Look at his victory speech last night, said to a room of slobbering cattle who would bend over and drop their pants if Trump said he wanted to brand their asses with a giant "T." Trump just makes shit up as he goes. "We're going to rebuild our military. It's going to be so big, so strong, so powerful. Nobody is going to mess with us, believe me, nobody. Nobody," he said. Do you, Trump voter, really believe that terrorists are going to be intimidated by a big military? Yeah, sure, some ISIS member is gonna think, through the haze religious fervor and amphetamines, "Well, I'm supposed to shoot up that mall for Allah, but I don't know. President Trump has sure made the military huge." You probably do believe that because you are dumb.

Or when Trump said, "I am going to be the greatest jobs president that God ever created." What the fuck does that even mean? And then he just went completely shit-tossing crazy: "Don't believe those phony numbers when you hear 4.9 and 5 percent unemployment. The number's probably 28, 29, as high as 35. In fact, I even heard recently 42 percent." At the height of the Great Depression, the unemployment rate was 25%. He's just pulling numbers from various reports, like he clicked through a few links after googling "real unemployment rate." If 42% of workers were unemployed, we'd've already lined up people like Trump to shoot dead and turn into a terrible stew.
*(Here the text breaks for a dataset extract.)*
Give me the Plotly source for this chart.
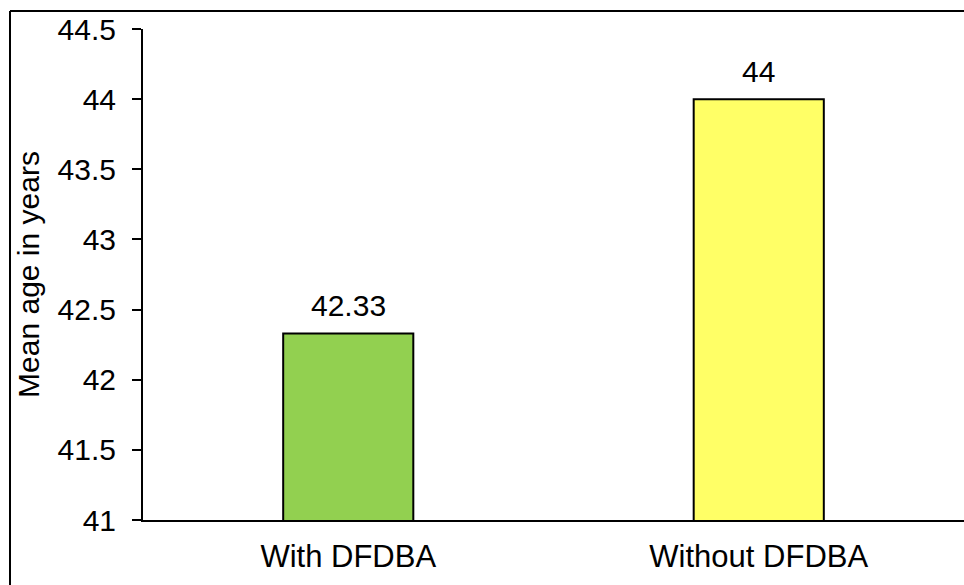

And then there was shit that represents a fundamental stupidity about how the world of politics is different from the world of business. Trump said, "We're going to beat China, Japan. We're going to beat Mexico at trade. We're going to beat all of these countries that are taking so much of our money away from us on a daily basis," he said. Motherfucker, those are some of our biggest trade partners. Are you gonna levy tariffs? They'll tariff the shit out of our goods and wreck the economy.

These aren't policy disagreements. These aren't ideological differences over the level of taxes on the wealthy, for instance. These are just layers of bullshit on top of layers of bullshit to create a parfait of bullshit.

But none of this matters to Trump voters. Because they're that dumb. And Trump's rise is a hilarious failure for a Republican Party that wanted to make its voters dumb enough to vote against their interests. Well, those motherfuckin' chickens are home to motherfuckin' roost.

The GOP is so lacking in anything like a legitimate moral center that the most immoral asshole in the room is going to be your standard bearer. Congratulations on nearly eight years of delegitimizing the presidency and several decades of saying that government itself is bad. You've finally gotten your perfect candidate.